▶ **Exercise aim**: Leave out any pictures and transcribe all other data below exactly.

▶ **Given data**:
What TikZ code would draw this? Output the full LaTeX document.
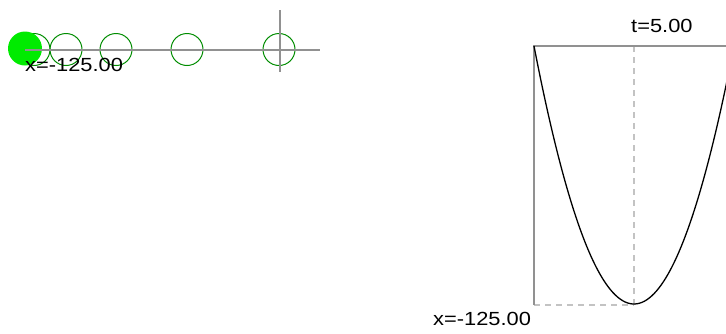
\documentclass[tikz,border=0pt]{standalone}
\usepackage{fontspec}
\setmainfont{Liberation Sans}
\definecolor{axisgray}{RGB}{145,145,145}
\definecolor{dashgray}{RGB}{195,195,195}
\definecolor{ringgreen}{RGB}{0,140,0}
\definecolor{ballgreen}{RGB}{0,235,0}
\begin{document}
\begin{tikzpicture}[x=1pt,y=-1pt,
  axis/.style={draw=axisgray,line width=1.2pt},
  guide/.style={draw=dashgray,line width=1.2pt,dash pattern=on 6pt off 5pt},
  ring/.style={draw=ringgreen,line width=1pt},
  ball/.style={fill=ballgreen,draw=none},
  curve/.style={draw=black,line width=1.3pt},
  lbl/.style={inner sep=0pt,anchor=base west,font=\fontsize{19}{22}\selectfont,text=black}]
\useasboundingbox (0,0) rectangle (726,333);
% left panel
\draw[ring] (34,49.5) circle (16);
\draw[ring] (66,49.5) circle (16);
\draw[ring] (116,49.5) circle (16);
\draw[ring] (187,49.5) circle (16);
\draw[ring] (279,49.5) circle (16);
\fill[ball] (25,48.5) circle (17);
\coordinate (hl) at (25,50);
\coordinate (hr) at (320,50);
\coordinate (vt) at (280,10);
\coordinate (vb) at (280,72);
\draw[axis] (hl) -- (hr);
\draw[axis] (vt) -- (vb);
\node[lbl] (xleft) at (25,71) {\scalebox{1.15}[1]{x=-125.00}};
% right panel
\coordinate (o) at (534,46);
\coordinate (tr) at (726,46);
\coordinate (bl) at (534,305);
\coordinate (mid) at (634,46);
\coordinate (bm) at (634,305);
\draw[guide] (bl) -- (bm);
\draw[guide] (mid) -- (bm);
\draw[axis] (tr) -- (o) -- (bl);
\begin{scope}
\clip (0,0) rectangle (726,333);
\draw[curve] plot[domain=534:728,samples=80,smooth] (\x,{46+258*(1-((\x-634)/100)^2)});
\end{scope}
\node[lbl] (tlabel) at (631,32) {\scalebox{1.15}[1]{t=5.00}};
\node[lbl] (xbottom) at (433,325) {\scalebox{1.15}[1]{x=-125.00}};
\end{tikzpicture}
\end{document}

▶ **Problem solution**:
What TikZ code would draw this? Output the full LaTeX document.
\documentclass[tikz,border=0pt]{standalone}
\usepackage{fontspec}
\setmainfont{Liberation Sans}
\definecolor{axisgray}{RGB}{145,145,145}
\definecolor{dashgray}{RGB}{195,195,195}
\definecolor{ringgreen}{RGB}{0,140,0}
\definecolor{ballgreen}{RGB}{0,235,0}
\begin{document}
\begin{tikzpicture}[x=1pt,y=-1pt,
  axis/.style={draw=axisgray,line width=1.2pt},
  guide/.style={draw=dashgray,line width=1.2pt,dash pattern=on 6pt off 5pt},
  ring/.style={draw=ringgreen,line width=1pt},
  ball/.style={fill=ballgreen,draw=none},
  curve/.style={draw=black,line width=1.3pt},
  lbl/.style={inner sep=0pt,anchor=base west,font=\fontsize{19}{22}\selectfont,text=black}]
\useasboundingbox (0,0) rectangle (726,333);
% left panel
\draw[ring] (34,49.5) circle (16);
\draw[ring] (66,49.5) circle (16);
\draw[ring] (116,49.5) circle (16);
\draw[ring] (187,49.5) circle (16);
\draw[ring] (279,49.5) circle (16);
\fill[ball] (25,48.5) circle (17);
\coordinate (hl) at (25,50);
\coordinate (hr) at (320,50);
\coordinate (vt) at (280,10);
\coordinate (vb) at (280,72);
\draw[axis] (hl) -- (hr);
\draw[axis] (vt) -- (vb);
\node[lbl] (xleft) at (25,71) {\scalebox{1.15}[1]{x=-125.00}};
% right panel
\coordinate (o) at (534,46);
\coordinate (tr) at (726,46);
\coordinate (bl) at (534,305);
\coordinate (mid) at (634,46);
\coordinate (bm) at (634,305);
\draw[guide] (bl) -- (bm);
\draw[guide] (mid) -- (bm);
\draw[axis] (tr) -- (o) -- (bl);
\begin{scope}
\clip (0,0) rectangle (726,333);
\draw[curve] plot[domain=534:728,samples=80,smooth] (\x,{46+258*(1-((\x-634)/100)^2)});
\end{scope}
\node[lbl] (tlabel) at (631,32) {\scalebox{1.15}[1]{t=5.00}};
\node[lbl] (xbottom) at (433,325) {\scalebox{1.15}[1]{x=-125.00}};
\end{tikzpicture}
\end{document}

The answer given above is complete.